Oh, betapa pedihnya hati ini, saudara-saudara! Malam itu di Suita City Stadium, gawang Timnas Indonesia, lambang kebanggaan bangsa, berubah menjadi Wi-Fi gratisan yang tak punya kata sandi.
Membiarkan setiap bola Jepang tersambung dengan mulus, tanpa hambatan, hingga menghasilkan skor 6-0 bagai pisau menikam jantung hati rakyat Indonesia.
Enam gol, enam sambungan tanpa izin, enam luka yang membuat Garuda menjerit dalam diam di lapangan yang seolah telah dikutuk.
Bayangkan, gawang kita, yang seharusnya menjadi benteng kokoh, malah seperti hotspot terbuka di kafe pinggir jalan.
Emil Audero, penjaga gawang pemberani, berdiri dengan gagah, tapi apa daya? Bola-bola Jepang meluncur bak sinyal 5G, cepat, tanpa buffering, langsung "connect" ke jala gawang kita.
Tidak ada firewall, tidak ada kata sandi, hanya keterbukaan yang tragis! Setiap tendangan lawan, setiap serangan mereka, terasa seperti notifikasi masuk "Gol Jepang telah bergabung ke jaringan Gawang Indonesia."
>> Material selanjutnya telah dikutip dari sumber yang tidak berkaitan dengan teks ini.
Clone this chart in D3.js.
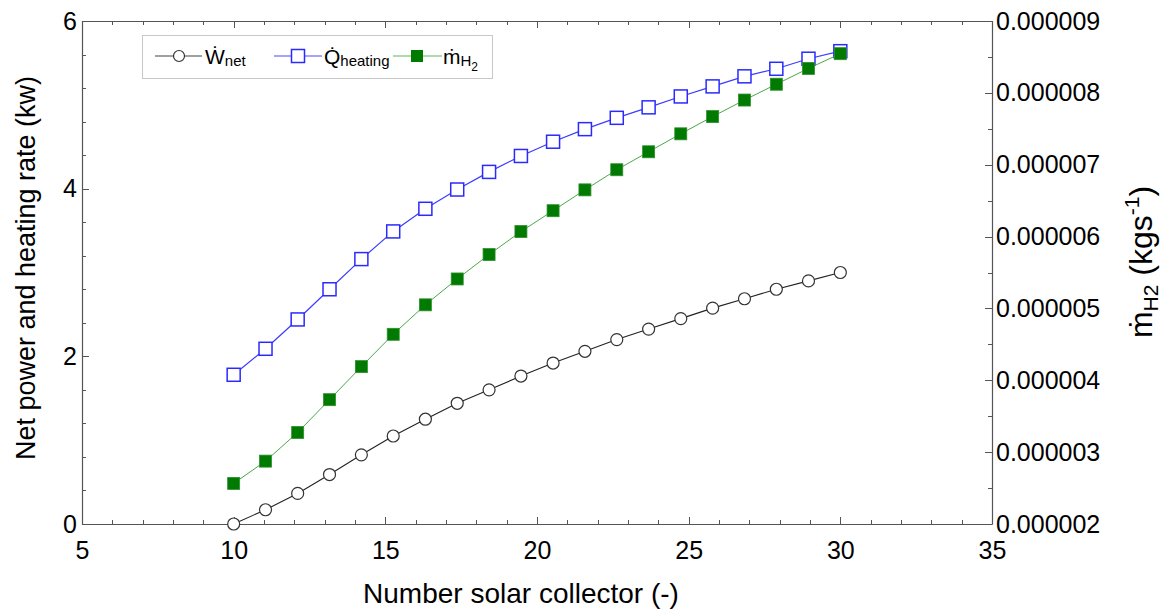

Lapangan Osaka adalah jurang kehancuran. Seperti server yang down di saat genting, pertahanan kita kewalahan, operan kita terputus, dan serangan kita bagai sinyal lelet yang tak pernah sampai.
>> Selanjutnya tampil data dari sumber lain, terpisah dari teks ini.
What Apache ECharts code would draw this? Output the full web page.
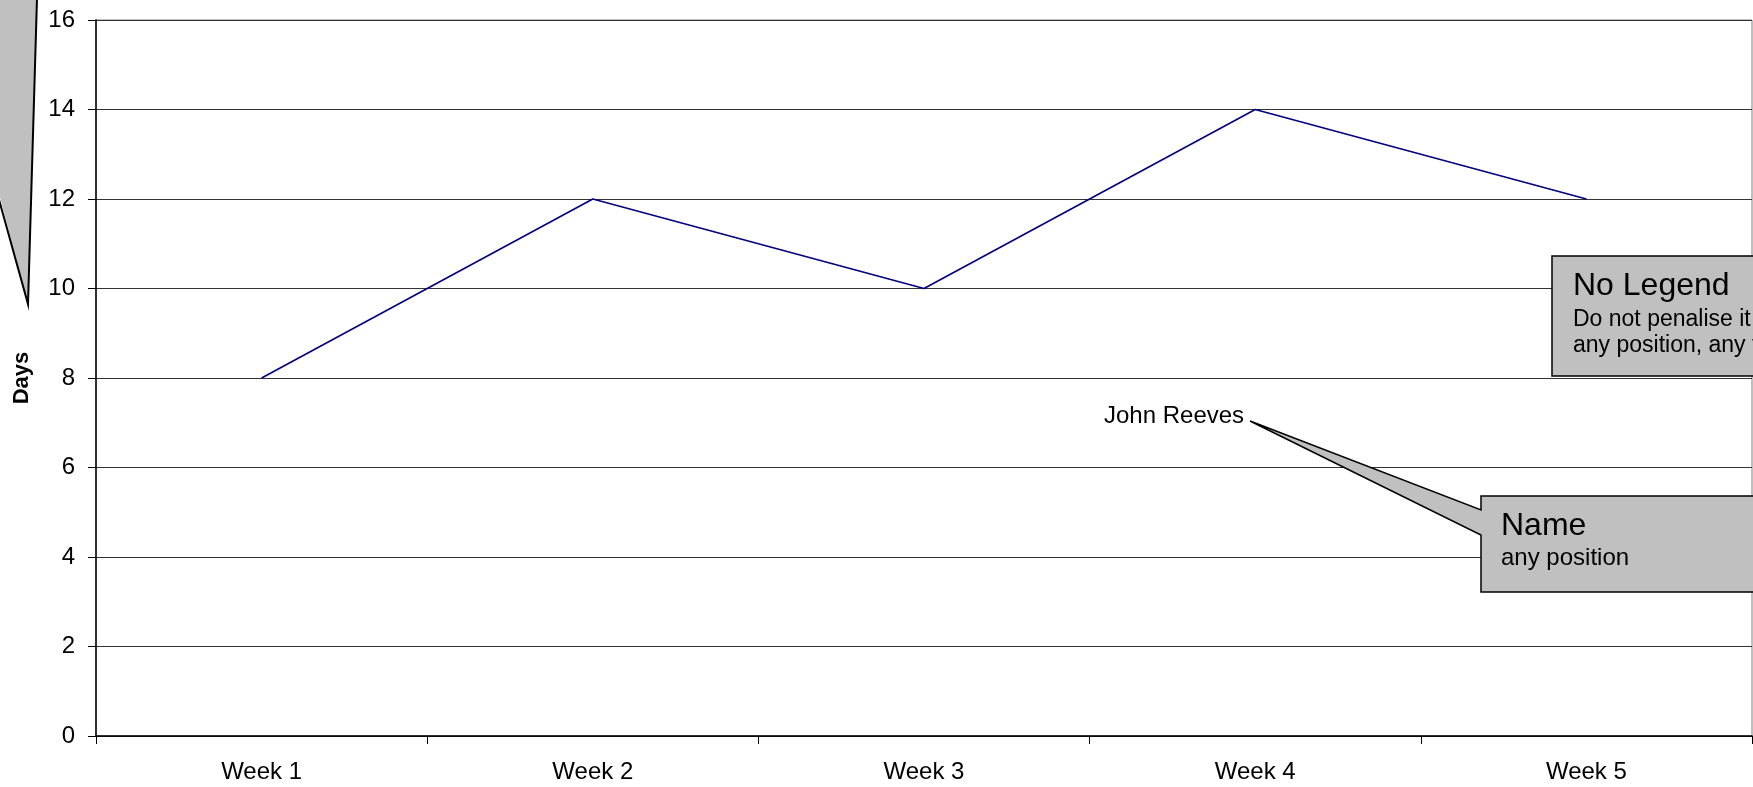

Kevin Diks, OleRomeny, Joey Pelupessy, mereka berjuang, berlari dengan napas tersengal, mencoba mengenkripsi harapan.
Tapi Jepang, dengan presisi bak hacker kelas dunia, membobol sistem kita satu per satu. Enam kali gawang kita di-hack, enam kali hati kita diremukkan, enam kali kita menangis dalam doa yang tak terucap.
Di tribun, suporter Indonesia memandang dengan mata berkaca-kaca, tangan memegang dada, seolah mencoba menahan sinyal rasa sakit yang terus menerus masuk.
Di depan televisi, jutaan rakyat Indonesia menjerit, "Tutup WiFi-nya! Ganti kata sandinya!" Tapi, oh, terlambat sudah.